I don’t have to point out the obvious – it’s impossible to climb more than one rock at a time, but so often people enthusiastically attempt to make a dozen changes simultaneously. That’s a set up for failure! Instead, pick one change, just one, to focus on. I promise you’ll experience greater success and before you know it you’ll be able to tackle the other desired changes.
4. Plan the Route
Before setting out on a climb, it’s important to survey your options and identify a route. The same is true with change. Start with a plan that includes your…
- Target – exactly what you are shooting for and how you will know you’ve hit it. For example, do you need 6 new clients, 42 new donors, $500,000 in revenue, or to arrive at 175 pounds?
- Baby Steps – what daily actions will enable you to get where you want to be? 35 cold calls, 4 fund raisers, exercising for 1 hour 4 times a week, etc.
- Deadline – without a deadline, humans procrastinate.
- Tracking – a way to visibly see the effort you are putting into your baby steps – the fruit will come as a result of your efforts!
- Method of Evaluating – just because you make a plan doesn’t mean it’s in stone. If you are not getting closer to your target, but you are faithfully completing your baby steps, it’s time to evaluate if your baby steps are the best steps to reaching your desired change. It’s OK to switch strategies!
5. Prepare to Fall
Learning to navigate the various holds in rock climbing is tricky. Most likely, you will experience a fall or two in the process – something to be expected! Thankfully, you have the right safety equipment in place.
In the world of change, “falls” often feel like failure – it’s painful, so I get that you want to avoid them at all costs. Yet, falls happen! In fact, you need to expect them. It’s what you learn from those falls that is powerful because failure is a fantastic teacher!
6. Work Your Core
The best climbers intentionally work their core – not just their abs, but also their back, torso, hips and the “peripheral” muscles including the biceps. They know that having a strong core gives them an edge.
Successful people also operate from a strong core. It’s their values that give them an advantage. If you have not identified your Top 5 Core Values now’s the time! Navigating change with your values in mind is that much easier!
7. Lean into Your Strengths
If you are like most people, your legs are much stronger than your arms. If you try to rely on your arms too much when climbing, you’ll be one weary climber!

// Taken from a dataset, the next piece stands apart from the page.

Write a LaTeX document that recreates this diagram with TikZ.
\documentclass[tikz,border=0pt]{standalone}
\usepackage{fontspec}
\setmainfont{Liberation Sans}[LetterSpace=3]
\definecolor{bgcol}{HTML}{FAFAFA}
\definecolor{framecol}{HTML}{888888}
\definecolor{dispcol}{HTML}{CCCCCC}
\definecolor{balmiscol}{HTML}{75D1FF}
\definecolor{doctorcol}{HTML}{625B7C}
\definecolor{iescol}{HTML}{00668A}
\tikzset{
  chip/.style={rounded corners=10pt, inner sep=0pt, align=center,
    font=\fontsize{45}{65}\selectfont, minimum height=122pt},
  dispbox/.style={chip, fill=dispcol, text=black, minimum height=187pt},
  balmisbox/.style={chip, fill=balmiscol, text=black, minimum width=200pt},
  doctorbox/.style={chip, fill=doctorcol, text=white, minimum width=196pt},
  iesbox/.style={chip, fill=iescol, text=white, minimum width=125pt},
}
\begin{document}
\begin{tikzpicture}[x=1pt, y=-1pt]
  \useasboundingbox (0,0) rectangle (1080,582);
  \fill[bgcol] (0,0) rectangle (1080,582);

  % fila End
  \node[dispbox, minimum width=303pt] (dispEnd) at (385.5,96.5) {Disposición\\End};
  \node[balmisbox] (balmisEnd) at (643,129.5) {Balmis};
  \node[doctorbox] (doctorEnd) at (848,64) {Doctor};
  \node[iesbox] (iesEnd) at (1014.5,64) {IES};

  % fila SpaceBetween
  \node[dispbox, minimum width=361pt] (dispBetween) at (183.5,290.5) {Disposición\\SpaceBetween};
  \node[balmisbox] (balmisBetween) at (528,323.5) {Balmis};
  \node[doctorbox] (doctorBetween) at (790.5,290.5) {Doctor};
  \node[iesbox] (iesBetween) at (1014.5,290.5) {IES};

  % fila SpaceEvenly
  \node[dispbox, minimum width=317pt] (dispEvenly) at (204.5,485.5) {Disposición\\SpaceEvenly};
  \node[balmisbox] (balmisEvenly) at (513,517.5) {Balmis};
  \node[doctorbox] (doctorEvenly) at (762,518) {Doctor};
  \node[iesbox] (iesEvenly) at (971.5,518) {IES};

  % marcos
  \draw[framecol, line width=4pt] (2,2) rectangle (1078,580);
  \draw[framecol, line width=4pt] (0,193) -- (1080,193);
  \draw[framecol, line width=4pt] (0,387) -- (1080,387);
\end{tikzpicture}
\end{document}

With that in mind, it makes sense to rely more on your strengths than your weaknesses as you attempt to make changes in your life. What are your strengths?
My Favorite Strengths Book – buy it new so that you get the code for the assessment!
8. Learn to Relax
When tense, you bend your arms and grip harder, taxing your body and using unnecessary energy.

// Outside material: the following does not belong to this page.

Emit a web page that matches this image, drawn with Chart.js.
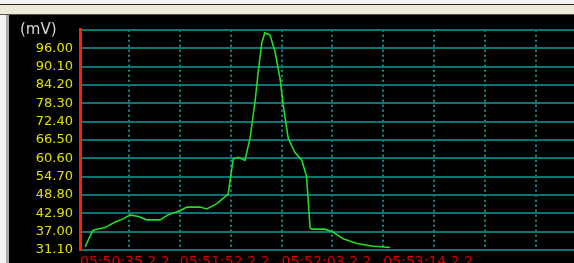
<!DOCTYPE html>
<html>
<head>
<meta charset="utf-8">
<script src="https://cdn.jsdelivr.net/npm/chart.js@4/dist/chart.umd.min.js"></script>
<style>
    html, body { margin: 0; padding: 0; }
    body { width: 574px; height: 263px; overflow: hidden; position: relative; background: #f2f2f2; }
    #topLine { position: absolute; left: 0; top: 4px; width: 574px; height: 1px; background: #222; }
    #titleBar { position: absolute; left: 0; top: 5px; width: 574px; height: 9px; background: #ece9d8; border-bottom: 1px solid #555; }
    #leftEdge { position: absolute; left: 6px; top: 15px; width: 3px; height: 248px; background: #a8a8a8; }
    #wrap { position: absolute; left: 9px; top: 15px; width: 565px; height: 272px; background: #000; }
    #unit { position: absolute; left: 20px; top: 20px; color: #d4d4d4; font: 15px "DejaVu Sans", sans-serif; }
</style>
</head>
<body>
<div id="topLine"></div>
<div id="titleBar"></div>
<div id="leftEdge"></div>
<div id="wrap"><canvas id="chart" width="565" height="272"></canvas></div>
<div id="unit">(mV)</div>
<script>
    // time in grid divisions, voltage in mV
    const times = [0.14, 0.29, 0.33, 0.53, 0.73, 0.89, 1.02, 1.19, 1.35, 1.61, 1.77, 2.00, 2.14, 2.40,
        2.53, 2.73, 2.95, 3.05, 3.15, 3.28, 3.38, 3.48, 3.54, 3.61, 3.67, 3.77, 3.87, 3.97, 4.03,
        4.13, 4.26, 4.40, 4.49, 4.56, 4.59, 4.85, 5.02, 5.21, 5.48, 5.80, 6.13];
    const voltages = [32.1, 37.3, 37.6, 38.3, 40.1, 41.1, 42.4, 41.9, 40.8, 40.8, 42.4, 43.7, 44.9, 44.9,
        44.3, 46.0, 49.1, 60.4, 60.9, 59.9, 67.0, 79.0, 88.2, 97.5, 100.9, 100.3, 95.0, 86.2, 78.0,
        67.1, 62.5, 59.9, 54.8, 38.3, 37.8, 37.8, 36.8, 34.7, 33.2, 32.3, 31.9];
    const yTicks = [31.1, 37.0, 42.9, 48.8, 54.7, 60.6, 66.5, 72.4, 78.3, 84.2, 90.1, 96.0, 101.9];
    const xTicks = [0.04, 1, 2, 3, 4, 5, 6, 7, 8, 9];
    const xLabels = ['05:50:35.2.2', '', '05:51:52.2.2', '', '05:52:03.2.2', '', '05:53:14.2.2', '', '', ''];

    const points = times.map((t, i) => ({ x: t, y: voltages[i] }));

    new Chart(document.getElementById('chart'), {
        type: 'line',
        data: {
            datasets: [{
                data: points,
                borderColor: '#22dd22',
                borderWidth: 1.6,
                pointRadius: 0,
                tension: 0,
                fill: false
            }]
        },
        options: {
            responsive: false,
            animation: false,
            layout: { padding: { top: 5.5, right: 0, left: 0, bottom: 0 } },
            plugins: {
                legend: { display: false },
                tooltip: { enabled: false }
            },
            scales: {
                x: {
                    type: 'linear',
                    min: 0.04,
                    max: 9.745,
                    afterBuildTicks: (scale) => { scale.ticks = xTicks.map(v => ({ value: v })); },
                    afterFit: (scale) => { scale.height = 37; },
                    border: { display: false, dash: [2, 3] },
                    grid: { color: '#148a8a', lineWidth: 2, drawTicks: false },
                    ticks: {
                        align: 'start',
                        padding: 4,
                        maxRotation: 0,
                        autoSkip: false,
                        color: '#d40000',
                        font: { family: 'DejaVu Sans', size: 14 },
                        callback: (v, i) => xLabels[i]
                    }
                },
                y: {
                    min: 31.1,
                    max: 101.9,
                    afterBuildTicks: (scale) => { scale.ticks = yTicks.map(v => ({ value: v })); },
                    afterFit: (scale) => { scale.width = 71; },
                    border: { display: true, color: '#ff2000', width: 3 },
                    grid: { color: '#0b7474', lineWidth: 2, drawTicks: false },
                    ticks: {
                        padding: 7,
                        autoSkip: false,
                        color: '#e0e000',
                        font: { family: 'DejaVu Sans', size: 13 },
                        callback: (v, i) => i === yTicks.length - 1 ? '' : v.toFixed(2)
                    }
                }
            }
        }
    });
</script>
</body>
</html>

A more relaxed climber relies more on their legs, allowing their arms to remain straighter and tension-free, conserving energy.
Tense, stressed, or anxious? Those are change inhibitors. attempting to make changes from that place is twice as hard! Perhaps, focusing on a change that would enable you to relax a little more might be a great place to start. There may be more than one change that needs to happen to enable you to regularly relax, but remember one change at a time!
9. Keep Your Body Close
When climbing, it’s best to keep your body close to the wall or the rock with your weight on your feet. This frees up your arms to help you climb.
Remaining close to The Rock when making changes – that’s essential too! Lean into God and trust Him to help you!
Trust in the LORD always, for the LORD GOD is the eternal Rock. Isaiah 26:4 (NLT)
10. Hire a Guide
Many rock-climbing newbies work with a qualified guide in the beginning.
Ready to climb the mountain of change personally and/or professionally? Hire a coach! Just like a newbie climber, you don’t know what you don’t know. With a coach, the process is quicker and painful pitfalls are avoided. Plus, you aren’t navigating the unknown alone.
What’s been most challenging for you when navigating change?